Non, je ne suis pas en train de remplir un dérivé du questionnaire dit « de Proust ». Mais il se trouve que cette question revient fréquemment dans les formulaires de présentation qui font de vous un membre bien accueilli sur un web forum. Donc il s’agit bien d’une FAQ. CQFD.
Que les choses soient bien claires : je ne déteste aucun mot.

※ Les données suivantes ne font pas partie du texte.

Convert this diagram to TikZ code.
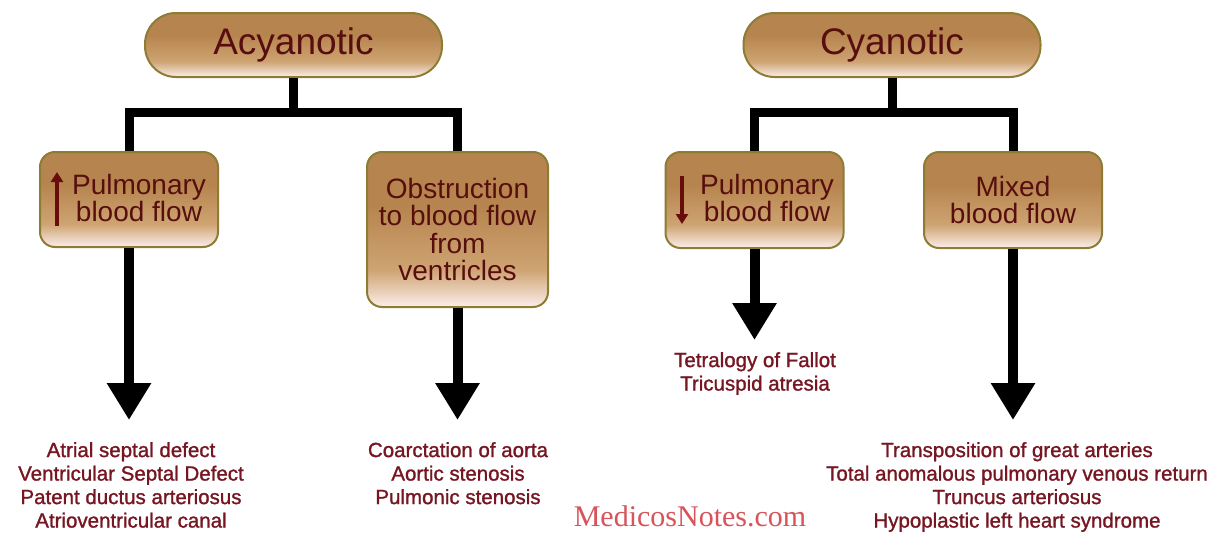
\documentclass[tikz,border=0pt]{standalone}
\usepackage{fontspec}
\setmainfont{Liberation Sans}
\newfontfamily\wmfont{Liberation Serif}
\newfontfamily\listfont{Liberation Sans}[FakeBold=1.2]
\usetikzlibrary{arrows.meta}
\definecolor{boxtop}{RGB}{182,132,78}
\definecolor{boxmid}{RGB}{206,164,114}
\definecolor{boxbot}{RGB}{252,238,236}
\definecolor{boxborder}{RGB}{140,124,52}
\definecolor{boxtext}{RGB}{88,14,14}
\definecolor{glyphred}{RGB}{105,12,12}
\definecolor{listred}{RGB}{118,22,34}
\definecolor{wmred}{RGB}{214,84,90}
\pgfdeclareverticalshading{boxshade}{100bp}{color(0bp)=(boxbot); color(25bp)=(boxbot); color(37bp)=(boxmid); color(58bp)=(boxtop); color(75bp)=(boxtop); color(100bp)=(boxtop)}
\tikzset{
  topbox/.style={draw=boxborder, line width=2pt, shading=boxshade, rounded corners=31pt,
    minimum width=297pt, minimum height=64pt, inner sep=0pt,
    font=\fontsize{37}{37}\selectfont, text=boxtext},
  subbox/.style={draw=boxborder, line width=2pt, shading=boxshade, rounded corners=15pt,
    minimum width=178pt, inner sep=0pt, align=center,
    font=\fontsize{28}{27.5}\selectfont, text=boxtext},
  boxtxt/.style={inner sep=0pt, align=center, font=\fontsize{28}{27.5}\selectfont, text=boxtext},
  conn/.style={line width=9pt, black},
  bigarrow/.style={line width=10pt, black, -{Triangle[width=42pt,length=37pt]}},
  glypharrow/.style={line width=4.5pt, glyphred, -{Triangle[width=12pt,length=10pt]}},
  listtxt/.style={inner sep=0pt, align=center, anchor=north, text=listred,
    font=\listfont\fontsize{20.5}{23.5}\selectfont},
  wmtxt/.style={inner sep=0pt, anchor=base, text=wmred, font=\wmfont\fontsize{30}{30}\selectfont}
}
\begin{document}
\begin{tikzpicture}[x=1pt,y=-1pt]
\fill[white] (0,0) rectangle (1216,533);
\useasboundingbox (0,0) rectangle (1216,533);

% top boxes
\node[topbox] (acy) at (293.5,45) {Acyanotic};
\node[topbox] (cya) at (892,45) {Cyanotic};

% second level boxes
\node[subbox, minimum height=95pt] (l1) at (129,199.5) {};
\node[subbox, minimum width=181pt, minimum height=155pt] (l2) at (457.5,229.5) {Obstruction\\to blood flow\\from\\ventricles};
\node[subbox, minimum height=96pt] (r1) at (754.5,200) {};
\node[subbox, minimum height=96pt] (r2) at (1013,200) {Mixed\\blood flow};
\node[boxtxt] (l1t) at (139,198) {Pulmonary\\blood flow};
\node[boxtxt] (r1t) at (767,198) {Pulmonary\\blood flow};

% glyph arrows inside boxes
\coordinate (ga1) at (57,226);
\coordinate (ga2) at (57,172);
\draw[glypharrow] (ga1) -- (ga2);
\coordinate (gb1) at (682,176);
\coordinate (gb2) at (682,224);
\draw[glypharrow] (gb1) -- (gb2);

% tree connectors
\coordinate (ja) at (293.5,112);
\coordinate (jc) at (892,112);
\draw[conn] (acy.south) -- (ja);
\draw[conn] (l1.north) |- (ja) -| (l2.north);
\draw[conn] (cya.south) -- (jc);
\draw[conn] (r1.north) |- (jc) -| (r2.north);

% big arrows
\coordinate (a1) at (129,420);
\coordinate (a2) at (457.5,420);
\coordinate (a3) at (754.5,340);
\coordinate (a4) at (1013,420);
\draw[bigarrow] (l1.south) -- (a1);
\draw[bigarrow] (l2.south) -- (a2);
\draw[bigarrow] (r1.south) -- (a3);
\draw[bigarrow] (r2.south) -- (a4);

% lists
\node[listtxt] (d1) at (131,442) {Atrial septal defect\\Ventricular Septal Defect\\Patent ductus arteriosus\\Atrioventricular canal};
\node[listtxt] (d2) at (458,442) {Coarctation of aorta\\Aortic stenosis\\Pulmonic stenosis};
\node[listtxt] (d3) at (755,352) {Tetralogy of Fallot\\Tricuspid atresia};
\node[listtxt] (d4) at (1017,442) {Transposition of great arteries\\Total anomalous pulmonary venous return\\Truncus arteriosus\\Hypoplastic left heart syndrome};

\node[wmtxt] (wm) at (690,526) {MedicosNotes.com};
\end{tikzpicture}
\end{document}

Chacun a son histoire, son parcours dans la jungle linguistique ; des parents, des ancêtres, nés ailleurs, à une autre époque. Certains sont morts, d’autres vivent encore, même si leur signification profonde a changé. Il y en a des petits, des grands et des gros, des simples et des compliqués, des de tous les jours et des qui ne sortent que dans telle ou telle occasion. Il y a les mots qu’on oublie, ceux qui restent sur le bout de la langue, ceux que l’on utilise sans y penser, ceux qui sont lourds de sens. Il y a les mots d’enfant, qui n’existent que pour eux, et pour nous, évidemment, quand on devient parents. Il y a les doux, qui caressent, les durs, qui blessent, et puis les bleus, qu’on dit avec les yeux, même si on se plante parfois sur ce qu’ils voulaient dire vraiment . Il y a le premier mot, qu’on attend avec impatience, et le dernier, qu’on garde pour la fin. Il y a les mots avec lesquels on joue, ceux d’esprit qui fuiteront, espère-t-on, sur twitter ou sur Facebook, qu’on la connaisse, enfin, cette gloire 2.0 ! Il y a les mots d’amour, qu’on aime quand on aime, et pas autrement. Les maudits qui allitèrent, et les justes, ceux qui viennent à point nommé s’insérer dans la phrase qui leur servira d’écrin. Il y a les mots pour rire et ceux qui font pleurer, et ils peuvent être les mêmes, tellement l’être humain est compliqué. Il y a les mots d’ordre qui claquent comme un fouet et ceux qui soulèvent des tempêtes, en mai ou au printemps. Il y a les faux amis, ceux qui trompent et vous embrouillent quand vous passez de l’autre côté de la Manche. Et aussi les mots-valises, qu’on n’ouvre pas avec des mots-clés, et des mots de passe qui restent enregistrés. Il y a les mots qu’on mâche, qu’on avale et qu’on recrache parce qu’on n’a pas pu les digérer. Il y a les mots croisés, les mots fléchés, les mots cachés des magazines, et les mots tabous des jeux interdits qu’on se susurre sur l’oreiller.
J’en oublie certainement, mais je vais m’arrêter là, car si je devais finir sur une pirouette, je dirais simplement que le mot que je déteste le plus est celui qui est de trop.